## begin Task material
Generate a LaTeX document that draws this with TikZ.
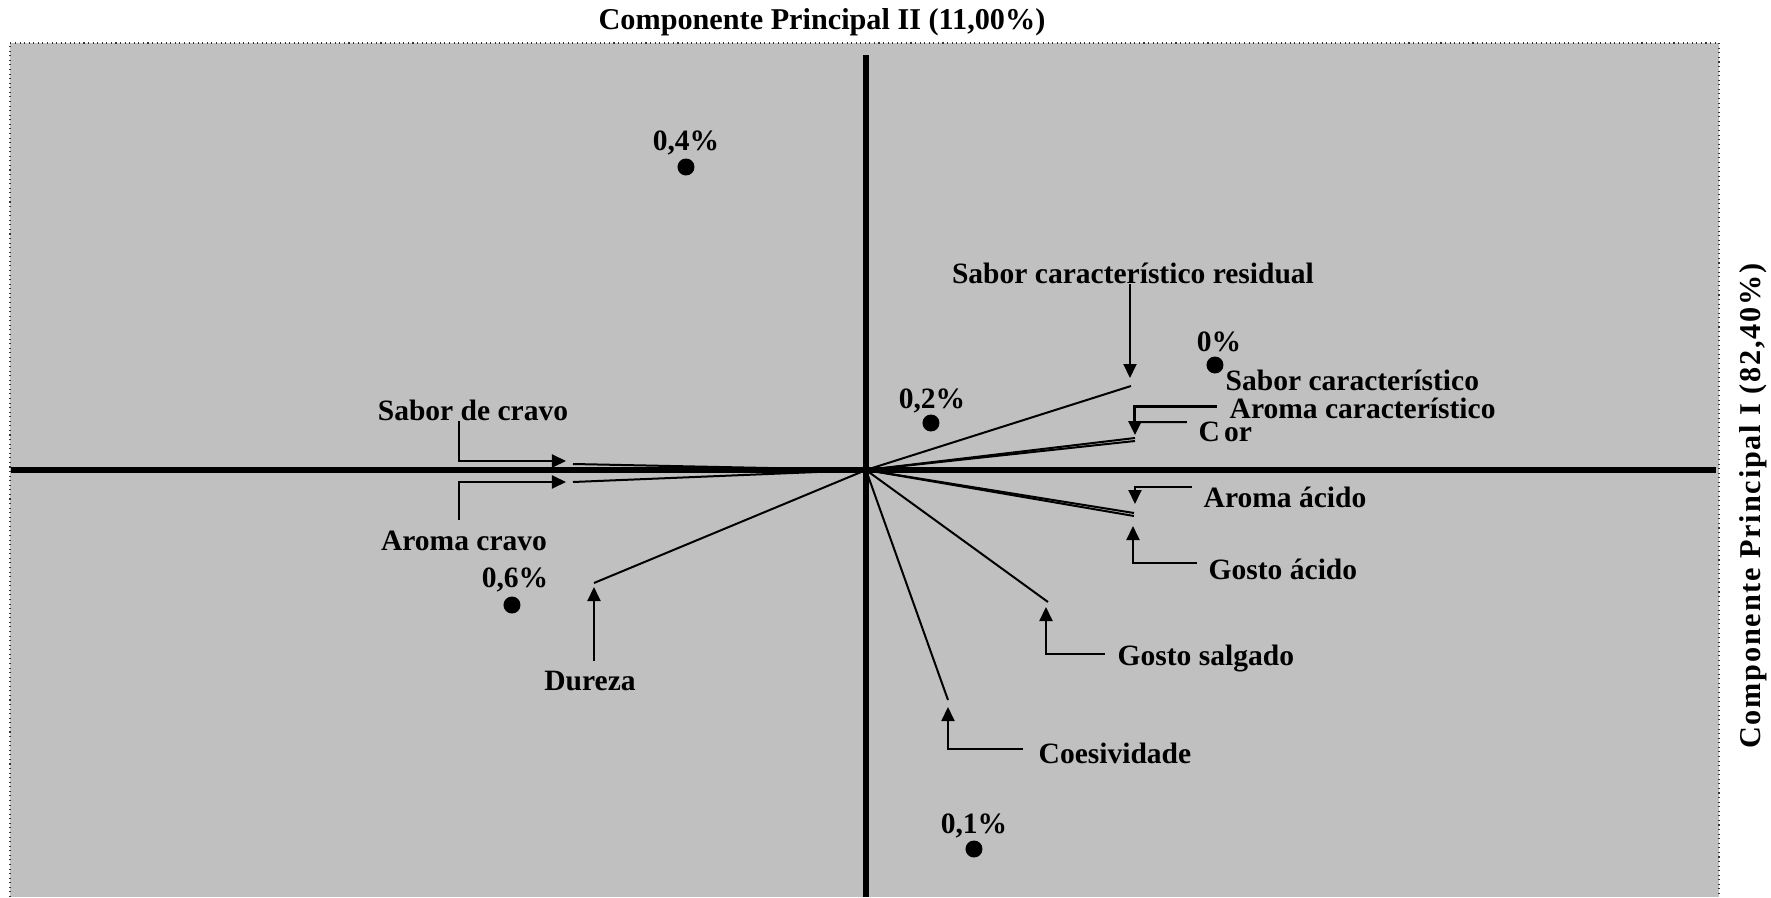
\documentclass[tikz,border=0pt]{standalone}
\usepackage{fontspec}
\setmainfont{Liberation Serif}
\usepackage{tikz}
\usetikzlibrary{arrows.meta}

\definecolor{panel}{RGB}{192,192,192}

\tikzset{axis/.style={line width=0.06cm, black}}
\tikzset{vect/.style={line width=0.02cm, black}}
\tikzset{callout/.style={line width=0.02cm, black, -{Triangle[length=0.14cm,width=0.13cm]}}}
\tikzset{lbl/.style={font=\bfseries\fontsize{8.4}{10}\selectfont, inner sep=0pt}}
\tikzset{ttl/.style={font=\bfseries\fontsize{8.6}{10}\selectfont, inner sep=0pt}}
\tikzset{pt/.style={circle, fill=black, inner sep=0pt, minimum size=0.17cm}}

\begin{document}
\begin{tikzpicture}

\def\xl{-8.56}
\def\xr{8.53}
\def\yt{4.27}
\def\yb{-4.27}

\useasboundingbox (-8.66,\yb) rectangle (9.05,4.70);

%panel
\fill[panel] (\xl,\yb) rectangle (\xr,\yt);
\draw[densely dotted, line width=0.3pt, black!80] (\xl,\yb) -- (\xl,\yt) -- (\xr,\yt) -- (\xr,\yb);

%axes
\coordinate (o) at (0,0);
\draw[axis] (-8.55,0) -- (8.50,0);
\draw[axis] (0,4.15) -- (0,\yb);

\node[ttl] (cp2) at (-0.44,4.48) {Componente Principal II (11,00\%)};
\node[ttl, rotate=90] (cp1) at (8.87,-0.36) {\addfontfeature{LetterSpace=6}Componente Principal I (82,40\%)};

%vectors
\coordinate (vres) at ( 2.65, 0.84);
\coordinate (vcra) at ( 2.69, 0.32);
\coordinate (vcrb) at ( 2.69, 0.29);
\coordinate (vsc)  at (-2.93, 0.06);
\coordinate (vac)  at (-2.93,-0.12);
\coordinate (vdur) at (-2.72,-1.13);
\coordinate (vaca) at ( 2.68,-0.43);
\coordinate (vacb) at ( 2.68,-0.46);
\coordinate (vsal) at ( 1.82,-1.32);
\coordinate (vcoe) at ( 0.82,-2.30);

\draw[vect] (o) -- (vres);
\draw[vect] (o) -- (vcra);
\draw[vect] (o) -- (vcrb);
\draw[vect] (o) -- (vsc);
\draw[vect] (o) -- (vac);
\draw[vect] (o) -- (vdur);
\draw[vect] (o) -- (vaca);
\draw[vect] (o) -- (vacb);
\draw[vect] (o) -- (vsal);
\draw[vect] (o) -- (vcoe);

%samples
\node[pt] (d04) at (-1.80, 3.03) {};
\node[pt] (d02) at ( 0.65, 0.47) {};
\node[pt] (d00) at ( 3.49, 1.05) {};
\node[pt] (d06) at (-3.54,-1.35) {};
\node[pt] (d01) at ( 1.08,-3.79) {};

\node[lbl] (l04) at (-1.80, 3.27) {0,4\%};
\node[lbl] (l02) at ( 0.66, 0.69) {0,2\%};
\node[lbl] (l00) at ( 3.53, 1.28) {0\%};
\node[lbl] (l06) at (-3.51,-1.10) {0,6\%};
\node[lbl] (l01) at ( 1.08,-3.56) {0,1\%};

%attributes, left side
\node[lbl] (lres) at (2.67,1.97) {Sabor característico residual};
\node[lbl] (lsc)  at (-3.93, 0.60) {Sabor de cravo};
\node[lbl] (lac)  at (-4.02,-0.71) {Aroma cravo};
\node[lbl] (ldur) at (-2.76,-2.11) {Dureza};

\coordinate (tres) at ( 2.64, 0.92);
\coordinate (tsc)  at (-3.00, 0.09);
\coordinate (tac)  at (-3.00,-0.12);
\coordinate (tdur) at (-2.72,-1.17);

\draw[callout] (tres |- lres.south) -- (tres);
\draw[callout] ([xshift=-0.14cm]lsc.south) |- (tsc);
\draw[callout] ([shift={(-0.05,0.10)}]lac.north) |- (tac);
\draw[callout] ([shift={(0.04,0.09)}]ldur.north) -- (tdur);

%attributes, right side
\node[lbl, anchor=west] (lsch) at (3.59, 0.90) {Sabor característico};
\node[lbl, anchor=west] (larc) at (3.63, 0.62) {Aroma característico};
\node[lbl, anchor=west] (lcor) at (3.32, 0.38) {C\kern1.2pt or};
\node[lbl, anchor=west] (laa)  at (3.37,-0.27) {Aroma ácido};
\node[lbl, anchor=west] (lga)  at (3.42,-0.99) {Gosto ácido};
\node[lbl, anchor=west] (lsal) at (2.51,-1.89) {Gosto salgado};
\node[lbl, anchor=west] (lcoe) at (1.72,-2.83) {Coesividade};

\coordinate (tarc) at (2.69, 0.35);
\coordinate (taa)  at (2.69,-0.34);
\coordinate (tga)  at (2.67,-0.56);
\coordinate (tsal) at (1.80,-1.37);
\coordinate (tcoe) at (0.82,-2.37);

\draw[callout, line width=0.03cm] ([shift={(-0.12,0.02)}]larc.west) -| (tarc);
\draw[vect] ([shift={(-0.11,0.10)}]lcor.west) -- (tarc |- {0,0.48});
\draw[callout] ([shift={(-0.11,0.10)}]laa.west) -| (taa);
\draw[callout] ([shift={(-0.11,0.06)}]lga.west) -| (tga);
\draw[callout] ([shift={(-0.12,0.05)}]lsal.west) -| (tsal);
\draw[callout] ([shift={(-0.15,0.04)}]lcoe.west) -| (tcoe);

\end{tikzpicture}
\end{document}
## end Task material
## begin Task material
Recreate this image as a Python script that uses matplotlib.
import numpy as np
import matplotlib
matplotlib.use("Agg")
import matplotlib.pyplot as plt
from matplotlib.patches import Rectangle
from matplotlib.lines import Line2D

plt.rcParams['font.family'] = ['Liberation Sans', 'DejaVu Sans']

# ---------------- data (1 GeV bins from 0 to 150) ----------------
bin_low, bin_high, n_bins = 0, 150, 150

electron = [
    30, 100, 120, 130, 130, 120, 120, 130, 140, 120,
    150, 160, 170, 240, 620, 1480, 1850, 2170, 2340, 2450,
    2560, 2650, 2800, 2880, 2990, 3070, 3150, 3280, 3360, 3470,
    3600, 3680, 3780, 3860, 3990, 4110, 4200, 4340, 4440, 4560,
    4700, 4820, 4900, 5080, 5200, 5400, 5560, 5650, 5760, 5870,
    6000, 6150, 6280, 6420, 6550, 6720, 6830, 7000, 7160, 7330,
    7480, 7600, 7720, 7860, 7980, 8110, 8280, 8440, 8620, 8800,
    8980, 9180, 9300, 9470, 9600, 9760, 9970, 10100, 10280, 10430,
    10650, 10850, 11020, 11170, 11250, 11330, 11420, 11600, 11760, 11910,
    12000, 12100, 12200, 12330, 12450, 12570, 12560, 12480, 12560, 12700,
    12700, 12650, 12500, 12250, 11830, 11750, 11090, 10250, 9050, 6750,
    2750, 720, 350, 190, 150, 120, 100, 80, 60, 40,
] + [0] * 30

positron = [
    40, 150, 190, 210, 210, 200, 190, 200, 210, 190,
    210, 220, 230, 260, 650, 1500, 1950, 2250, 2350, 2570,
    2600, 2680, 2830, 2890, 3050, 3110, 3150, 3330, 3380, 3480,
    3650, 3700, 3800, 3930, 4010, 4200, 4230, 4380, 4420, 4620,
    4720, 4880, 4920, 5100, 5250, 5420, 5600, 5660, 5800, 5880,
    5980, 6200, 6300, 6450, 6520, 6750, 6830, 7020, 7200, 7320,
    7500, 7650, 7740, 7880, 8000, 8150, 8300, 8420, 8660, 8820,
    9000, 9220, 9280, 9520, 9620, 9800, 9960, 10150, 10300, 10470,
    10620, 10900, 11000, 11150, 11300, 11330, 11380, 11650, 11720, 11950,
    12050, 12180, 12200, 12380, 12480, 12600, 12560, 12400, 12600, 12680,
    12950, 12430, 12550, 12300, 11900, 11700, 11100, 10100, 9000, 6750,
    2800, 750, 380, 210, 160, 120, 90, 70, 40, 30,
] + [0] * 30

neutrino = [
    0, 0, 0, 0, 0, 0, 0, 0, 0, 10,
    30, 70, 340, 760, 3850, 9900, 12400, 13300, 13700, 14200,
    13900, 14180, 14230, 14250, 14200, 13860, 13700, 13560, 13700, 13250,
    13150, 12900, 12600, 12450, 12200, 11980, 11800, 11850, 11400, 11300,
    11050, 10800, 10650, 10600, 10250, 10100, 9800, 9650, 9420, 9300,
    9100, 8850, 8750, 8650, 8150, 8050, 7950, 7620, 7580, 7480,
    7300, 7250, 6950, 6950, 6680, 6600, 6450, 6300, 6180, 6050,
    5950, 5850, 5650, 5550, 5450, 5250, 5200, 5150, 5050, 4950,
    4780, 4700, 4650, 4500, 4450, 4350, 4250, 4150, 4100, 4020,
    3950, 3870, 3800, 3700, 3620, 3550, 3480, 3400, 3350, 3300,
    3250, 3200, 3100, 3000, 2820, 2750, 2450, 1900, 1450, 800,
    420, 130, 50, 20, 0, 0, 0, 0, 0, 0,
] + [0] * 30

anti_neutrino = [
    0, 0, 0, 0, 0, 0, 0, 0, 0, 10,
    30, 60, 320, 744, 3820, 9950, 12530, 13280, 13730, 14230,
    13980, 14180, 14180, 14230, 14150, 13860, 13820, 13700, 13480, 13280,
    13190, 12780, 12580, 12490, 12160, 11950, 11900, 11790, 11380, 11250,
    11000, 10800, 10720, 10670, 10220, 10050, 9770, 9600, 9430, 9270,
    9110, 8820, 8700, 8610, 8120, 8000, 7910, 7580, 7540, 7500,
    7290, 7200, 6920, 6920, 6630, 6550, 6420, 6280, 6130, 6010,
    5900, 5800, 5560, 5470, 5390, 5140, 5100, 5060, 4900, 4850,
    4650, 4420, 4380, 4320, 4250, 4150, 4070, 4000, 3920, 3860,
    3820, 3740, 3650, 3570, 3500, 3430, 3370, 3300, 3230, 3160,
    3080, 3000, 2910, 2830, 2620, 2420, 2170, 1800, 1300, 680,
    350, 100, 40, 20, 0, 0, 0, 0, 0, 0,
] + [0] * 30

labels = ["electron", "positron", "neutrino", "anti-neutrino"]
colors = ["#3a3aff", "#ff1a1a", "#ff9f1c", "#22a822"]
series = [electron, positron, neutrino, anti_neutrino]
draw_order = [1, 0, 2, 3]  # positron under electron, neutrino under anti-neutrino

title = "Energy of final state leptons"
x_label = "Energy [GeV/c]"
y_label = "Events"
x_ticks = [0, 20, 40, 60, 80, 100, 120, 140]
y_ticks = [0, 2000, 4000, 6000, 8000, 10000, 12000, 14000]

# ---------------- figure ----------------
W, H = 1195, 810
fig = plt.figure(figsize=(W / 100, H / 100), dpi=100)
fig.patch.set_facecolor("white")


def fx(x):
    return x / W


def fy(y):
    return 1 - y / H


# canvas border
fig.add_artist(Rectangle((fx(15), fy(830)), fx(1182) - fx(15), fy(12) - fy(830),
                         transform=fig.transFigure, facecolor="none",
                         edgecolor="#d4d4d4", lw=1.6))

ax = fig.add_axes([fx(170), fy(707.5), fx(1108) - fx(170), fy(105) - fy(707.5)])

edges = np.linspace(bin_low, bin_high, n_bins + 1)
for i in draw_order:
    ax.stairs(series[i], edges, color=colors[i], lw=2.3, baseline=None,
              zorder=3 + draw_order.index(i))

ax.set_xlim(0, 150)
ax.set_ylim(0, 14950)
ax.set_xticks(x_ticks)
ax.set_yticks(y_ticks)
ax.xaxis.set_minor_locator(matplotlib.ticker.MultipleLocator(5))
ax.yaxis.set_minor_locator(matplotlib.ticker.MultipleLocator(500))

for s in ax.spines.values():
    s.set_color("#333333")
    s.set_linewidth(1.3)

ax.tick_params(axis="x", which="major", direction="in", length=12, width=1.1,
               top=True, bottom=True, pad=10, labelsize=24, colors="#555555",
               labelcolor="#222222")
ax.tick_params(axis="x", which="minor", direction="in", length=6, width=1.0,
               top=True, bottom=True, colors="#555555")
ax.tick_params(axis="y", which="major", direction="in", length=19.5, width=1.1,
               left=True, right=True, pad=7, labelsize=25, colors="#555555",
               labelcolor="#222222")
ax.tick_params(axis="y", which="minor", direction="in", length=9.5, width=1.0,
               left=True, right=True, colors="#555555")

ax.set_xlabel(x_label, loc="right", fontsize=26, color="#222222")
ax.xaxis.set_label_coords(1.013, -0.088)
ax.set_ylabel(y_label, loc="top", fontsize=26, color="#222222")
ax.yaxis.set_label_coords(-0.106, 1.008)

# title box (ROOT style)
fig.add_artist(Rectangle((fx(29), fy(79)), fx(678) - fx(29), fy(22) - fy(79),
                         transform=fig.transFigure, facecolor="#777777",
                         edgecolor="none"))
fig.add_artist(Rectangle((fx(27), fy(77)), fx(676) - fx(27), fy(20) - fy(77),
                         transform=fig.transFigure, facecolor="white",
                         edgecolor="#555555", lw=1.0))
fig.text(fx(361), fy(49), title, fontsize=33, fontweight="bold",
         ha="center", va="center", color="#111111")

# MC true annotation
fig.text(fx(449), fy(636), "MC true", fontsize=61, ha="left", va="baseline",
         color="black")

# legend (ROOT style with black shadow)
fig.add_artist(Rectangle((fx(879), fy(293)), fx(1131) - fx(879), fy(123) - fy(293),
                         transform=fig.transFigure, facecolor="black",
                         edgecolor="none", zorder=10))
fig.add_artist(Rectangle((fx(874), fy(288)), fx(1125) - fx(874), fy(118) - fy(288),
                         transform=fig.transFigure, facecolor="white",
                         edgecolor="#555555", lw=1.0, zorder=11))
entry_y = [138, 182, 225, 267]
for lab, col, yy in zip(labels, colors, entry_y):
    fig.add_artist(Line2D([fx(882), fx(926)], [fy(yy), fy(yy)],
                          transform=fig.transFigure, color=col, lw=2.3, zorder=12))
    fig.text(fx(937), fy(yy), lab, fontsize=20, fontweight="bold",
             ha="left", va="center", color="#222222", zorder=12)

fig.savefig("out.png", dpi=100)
## end Task material
§ Stated exercise: The lines you need run from the one containing "Generate a LaTeX" down to the one containing "(0,4.15) -- (0,\yb);"; print them exactly, both ends included, and leave out pictures.

§ Right answer:
Generate a LaTeX document that draws this with TikZ.
\documentclass[tikz,border=0pt]{standalone}
\usepackage{fontspec}
\setmainfont{Liberation Serif}
\usepackage{tikz}
\usetikzlibrary{arrows.meta}

\definecolor{panel}{RGB}{192,192,192}

\tikzset{axis/.style={line width=0.06cm, black}}
\tikzset{vect/.style={line width=0.02cm, black}}
\tikzset{callout/.style={line width=0.02cm, black, -{Triangle[length=0.14cm,width=0.13cm]}}}
\tikzset{lbl/.style={font=\bfseries\fontsize{8.4}{10}\selectfont, inner sep=0pt}}
\tikzset{ttl/.style={font=\bfseries\fontsize{8.6}{10}\selectfont, inner sep=0pt}}
\tikzset{pt/.style={circle, fill=black, inner sep=0pt, minimum size=0.17cm}}

\begin{document}
\begin{tikzpicture}

\def\xl{-8.56}
\def\xr{8.53}
\def\yt{4.27}
\def\yb{-4.27}

\useasboundingbox (-8.66,\yb) rectangle (9.05,4.70);

%panel
\fill[panel] (\xl,\yb) rectangle (\xr,\yt);
\draw[densely dotted, line width=0.3pt, black!80] (\xl,\yb) -- (\xl,\yt) -- (\xr,\yt) -- (\xr,\yb);

%axes
\coordinate (o) at (0,0);
\draw[axis] (-8.55,0) -- (8.50,0);
\draw[axis] (0,4.15) -- (0,\yb);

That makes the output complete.